The two major faux souks are located at the base of the Burj Dubai and near the Burj Arab. They are, as expected, filled with expensive textiles and home furnishings imported from other countries, as well as high end electronics and other luxuries of international tourism. These souks, along with the mega-malls, have completely shifted the economics of the commerce which exists in the old city.
© Vincent Appel In Deira, the majority of the narrow streets are lined with cheap commercial venues selling a variety of novelties which seem to have come from a mail-order wholesale party outlet. The only exceptions are the Gold Souk, which is as contrived as those in the resorts, and the streets after streets of vendors dealing construction equipment and building components. The malls have edged out all other commerce here and the economics of the largest construction site on earth has created a city of small specialized hardware stores. Some of the most unique deal only in plumbing elbows, solar panels, and even cnc mills.
© Vincent Appel
‘How to develop a local architectural language that references Dubai’s past as well as its gleaming future?’ - Time Out Dubai. p27
With the naïveté of an American student, I am partially surprised to only have found a handful of screens and arabesque building details. The most elegant facade I have come across in Dubai, is one which has abstracted an Arabic motif for solar shading.
© Vincent Appel
© Vincent Appel
The reason why Dubai is clad in green and purple mirror glass is not entirely an aesthetic choice. In the 70’s and 80’s when most of the city was built, it was built according to the efficient logics of construction practices and building materials of the time. Of course, the other rational behind mirror glass is its ability to deflect solar gain. 30 years after the green and purples, the new mirror glass of the Burj Dubai is silver.
© Vincent Appel
Jean Nouvel, who has a distingueshed history with Arabic building details (Arab du Monde lnstitute), offers one of the most convincing solutions for an architectural language in this region.

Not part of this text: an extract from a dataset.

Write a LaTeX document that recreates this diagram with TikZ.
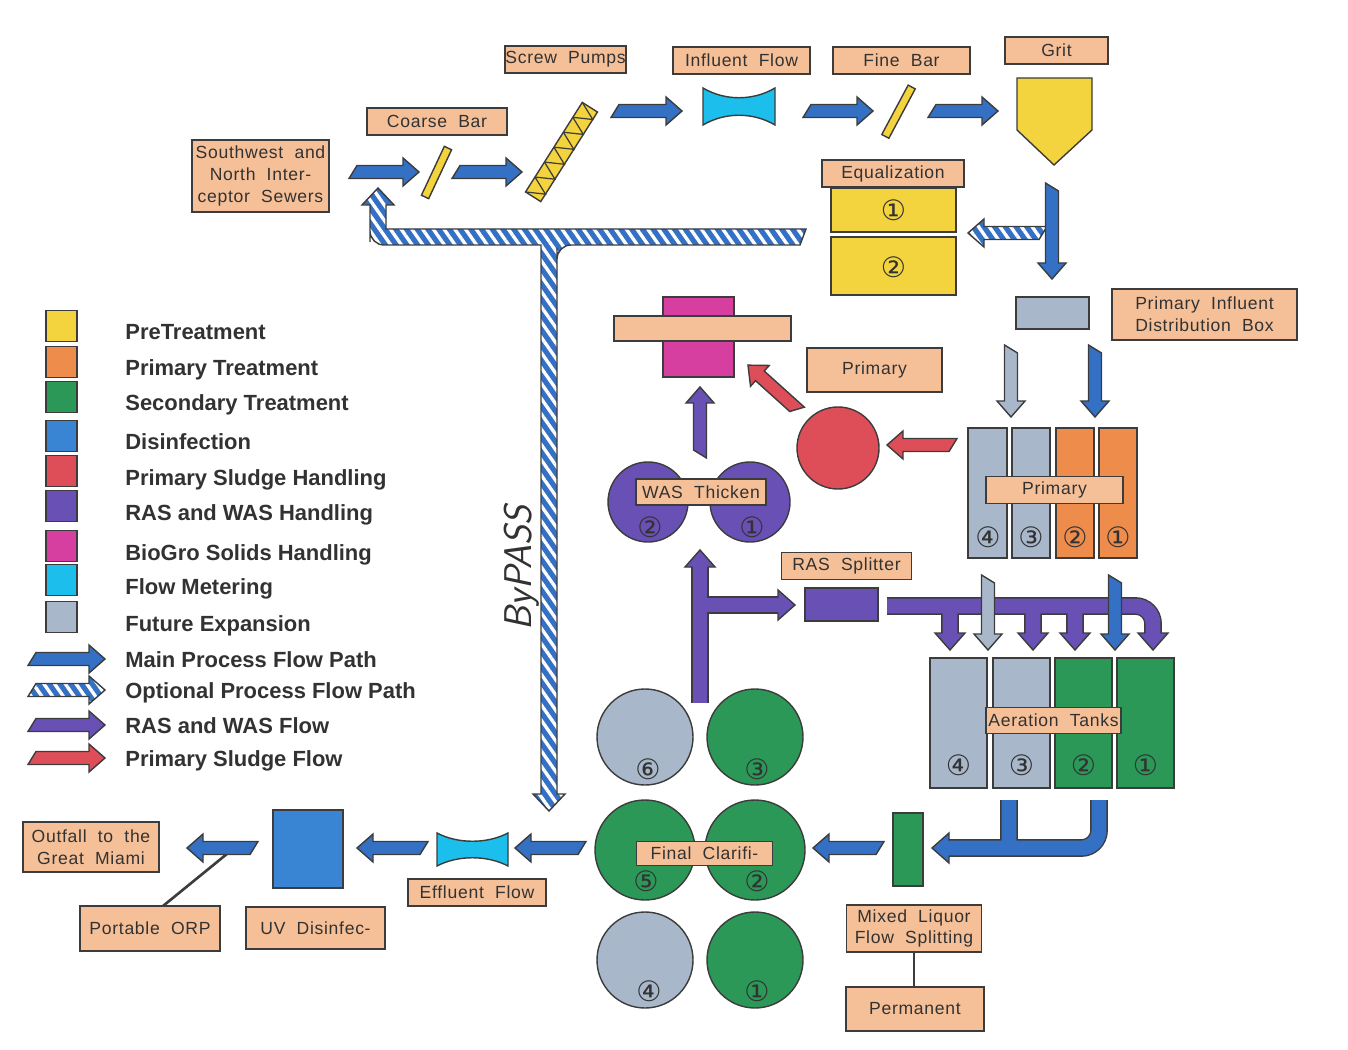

The rational for his Louvre proposal in Abu Dhabi, while conceptually postmodern, involves no mirror glass:
“This whole territory is no nostalgic vision of remote worlds or lost paradises; rather it is a trigger, an invitation to question our sense of time.”
While the genius of his scheme is grounds for some heady architectural discourse, at first glance the project is both subtle and clear with its iconography. There is no mistaking the roof as anything but a contemporary Muslim Kufi capping the spaces of an old city fabric, one which is not quite distinctly Roman, Greek or Arabic. Furthermore, the scheme does not sacrifice a discreet sense of atmosphere for its witty iconography; something that much of the towers in Dubai which are just breaking ground will suffer through.